What to do:
Search the listing below for the string "this" and show each line that contains it.

--- Exercise material ---

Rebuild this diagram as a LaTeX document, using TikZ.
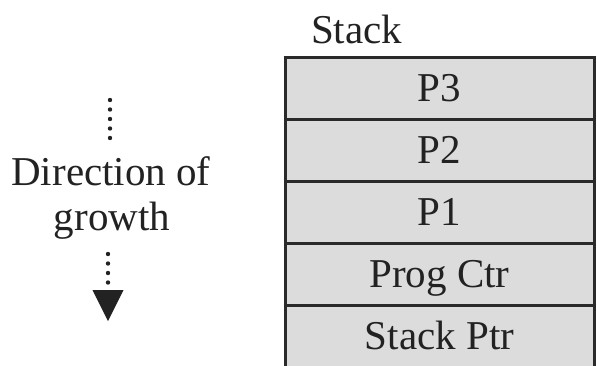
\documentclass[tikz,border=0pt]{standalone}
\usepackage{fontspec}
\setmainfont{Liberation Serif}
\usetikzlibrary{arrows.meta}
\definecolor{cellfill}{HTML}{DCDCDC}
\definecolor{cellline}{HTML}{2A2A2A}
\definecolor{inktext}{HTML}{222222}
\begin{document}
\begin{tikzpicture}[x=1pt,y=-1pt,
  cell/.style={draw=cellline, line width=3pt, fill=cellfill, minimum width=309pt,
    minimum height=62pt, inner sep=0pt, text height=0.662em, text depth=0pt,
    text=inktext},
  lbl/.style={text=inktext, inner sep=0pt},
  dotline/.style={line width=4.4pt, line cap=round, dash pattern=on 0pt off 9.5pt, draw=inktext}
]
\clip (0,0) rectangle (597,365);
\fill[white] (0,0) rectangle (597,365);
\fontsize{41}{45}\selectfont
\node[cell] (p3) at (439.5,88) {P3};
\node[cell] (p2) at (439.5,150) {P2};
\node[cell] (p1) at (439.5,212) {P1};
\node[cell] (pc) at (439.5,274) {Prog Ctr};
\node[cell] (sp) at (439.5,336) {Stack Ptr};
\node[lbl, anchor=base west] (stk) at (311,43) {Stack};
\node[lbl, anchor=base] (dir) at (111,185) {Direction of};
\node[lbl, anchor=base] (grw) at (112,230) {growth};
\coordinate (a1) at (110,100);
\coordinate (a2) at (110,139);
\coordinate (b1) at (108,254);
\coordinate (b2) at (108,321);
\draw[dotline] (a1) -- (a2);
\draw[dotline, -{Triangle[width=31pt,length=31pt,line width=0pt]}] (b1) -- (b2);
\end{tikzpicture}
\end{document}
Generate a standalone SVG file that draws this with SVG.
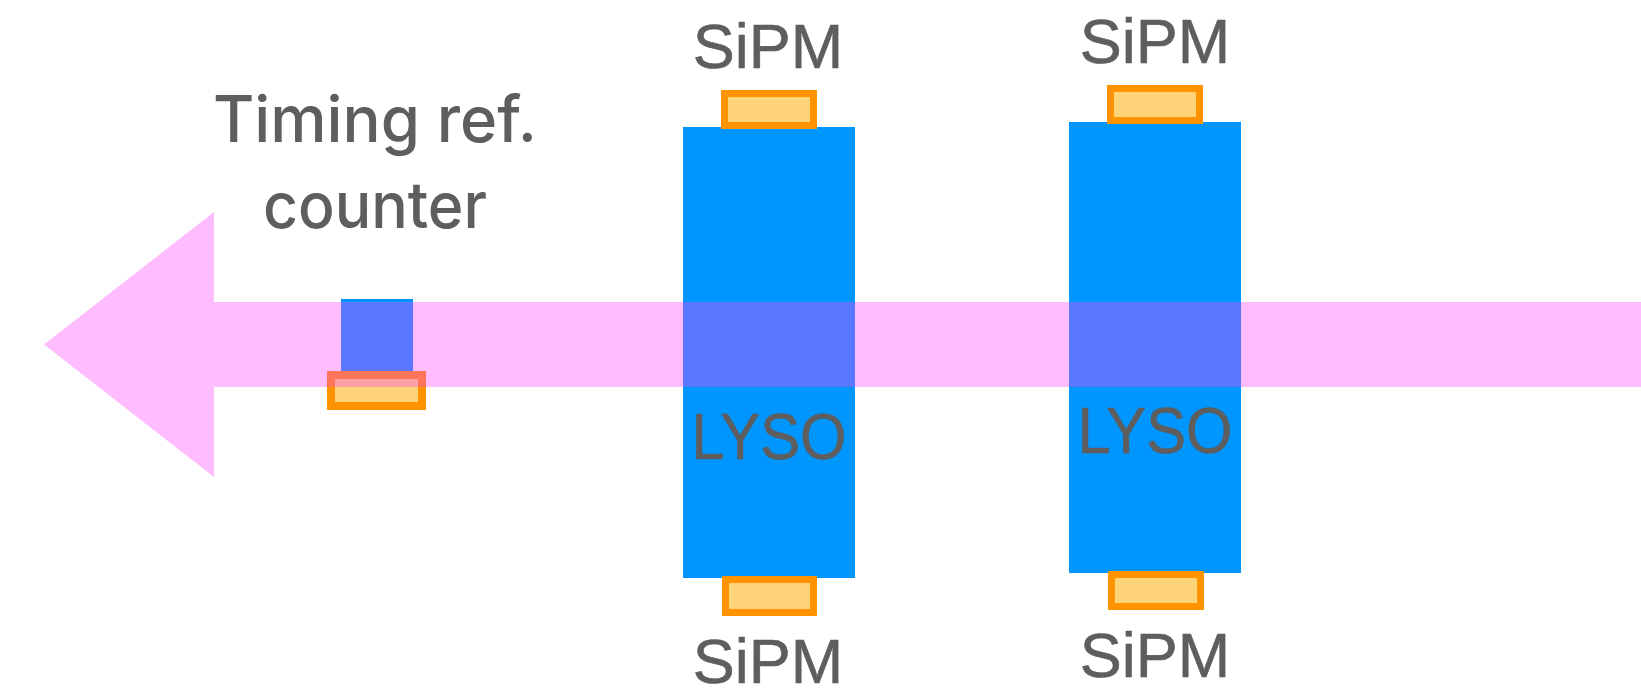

---
--- Exercise material ---

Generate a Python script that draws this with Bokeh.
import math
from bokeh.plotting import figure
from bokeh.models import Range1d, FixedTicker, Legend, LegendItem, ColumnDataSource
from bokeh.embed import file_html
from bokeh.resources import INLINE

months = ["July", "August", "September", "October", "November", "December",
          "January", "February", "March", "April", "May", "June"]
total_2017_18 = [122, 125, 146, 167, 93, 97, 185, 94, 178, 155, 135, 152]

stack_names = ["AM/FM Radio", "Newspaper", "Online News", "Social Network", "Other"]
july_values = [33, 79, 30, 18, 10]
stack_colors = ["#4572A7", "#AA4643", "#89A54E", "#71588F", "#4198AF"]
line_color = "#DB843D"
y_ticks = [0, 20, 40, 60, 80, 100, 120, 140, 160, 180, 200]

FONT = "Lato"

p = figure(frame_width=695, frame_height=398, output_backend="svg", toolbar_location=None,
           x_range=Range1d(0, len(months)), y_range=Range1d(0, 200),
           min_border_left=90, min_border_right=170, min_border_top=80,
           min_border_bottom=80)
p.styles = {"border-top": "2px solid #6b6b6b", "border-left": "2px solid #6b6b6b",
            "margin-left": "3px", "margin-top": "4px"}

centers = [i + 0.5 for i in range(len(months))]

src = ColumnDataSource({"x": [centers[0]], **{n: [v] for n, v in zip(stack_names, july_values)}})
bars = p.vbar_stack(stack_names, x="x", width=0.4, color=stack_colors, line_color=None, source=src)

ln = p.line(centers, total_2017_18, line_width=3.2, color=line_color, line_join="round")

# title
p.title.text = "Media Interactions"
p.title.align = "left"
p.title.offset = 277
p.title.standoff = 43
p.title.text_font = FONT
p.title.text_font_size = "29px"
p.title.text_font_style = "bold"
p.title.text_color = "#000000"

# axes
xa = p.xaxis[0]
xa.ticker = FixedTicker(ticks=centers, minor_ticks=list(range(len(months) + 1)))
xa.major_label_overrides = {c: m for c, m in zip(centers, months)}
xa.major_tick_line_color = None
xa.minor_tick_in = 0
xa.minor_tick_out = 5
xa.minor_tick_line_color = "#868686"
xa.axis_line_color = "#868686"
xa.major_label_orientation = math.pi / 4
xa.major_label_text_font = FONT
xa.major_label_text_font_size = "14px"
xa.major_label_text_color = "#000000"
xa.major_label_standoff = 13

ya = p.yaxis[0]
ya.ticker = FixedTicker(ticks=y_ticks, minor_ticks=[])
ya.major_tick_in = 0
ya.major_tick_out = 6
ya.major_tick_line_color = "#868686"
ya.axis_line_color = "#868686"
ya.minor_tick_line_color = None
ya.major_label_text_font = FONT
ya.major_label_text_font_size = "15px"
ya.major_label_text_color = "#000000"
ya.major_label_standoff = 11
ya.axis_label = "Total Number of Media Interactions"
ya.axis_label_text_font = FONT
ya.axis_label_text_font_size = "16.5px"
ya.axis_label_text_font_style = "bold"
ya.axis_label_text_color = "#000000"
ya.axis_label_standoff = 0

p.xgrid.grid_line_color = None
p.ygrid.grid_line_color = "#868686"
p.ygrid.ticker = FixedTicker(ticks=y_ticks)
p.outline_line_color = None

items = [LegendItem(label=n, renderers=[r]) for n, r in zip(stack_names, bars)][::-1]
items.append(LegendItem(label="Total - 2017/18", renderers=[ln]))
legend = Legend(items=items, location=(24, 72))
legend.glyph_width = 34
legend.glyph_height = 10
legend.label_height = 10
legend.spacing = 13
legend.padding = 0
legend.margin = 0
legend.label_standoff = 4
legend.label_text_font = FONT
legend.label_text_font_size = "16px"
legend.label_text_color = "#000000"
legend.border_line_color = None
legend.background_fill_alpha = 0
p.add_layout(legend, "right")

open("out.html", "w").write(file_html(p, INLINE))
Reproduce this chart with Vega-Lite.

---

Answer:
Rebuild this diagram as a LaTeX document, using TikZ.
Generate a standalone SVG file that draws this with SVG.
Generate a Python script that draws this with Bokeh.
Reproduce this chart with Vega-Lite.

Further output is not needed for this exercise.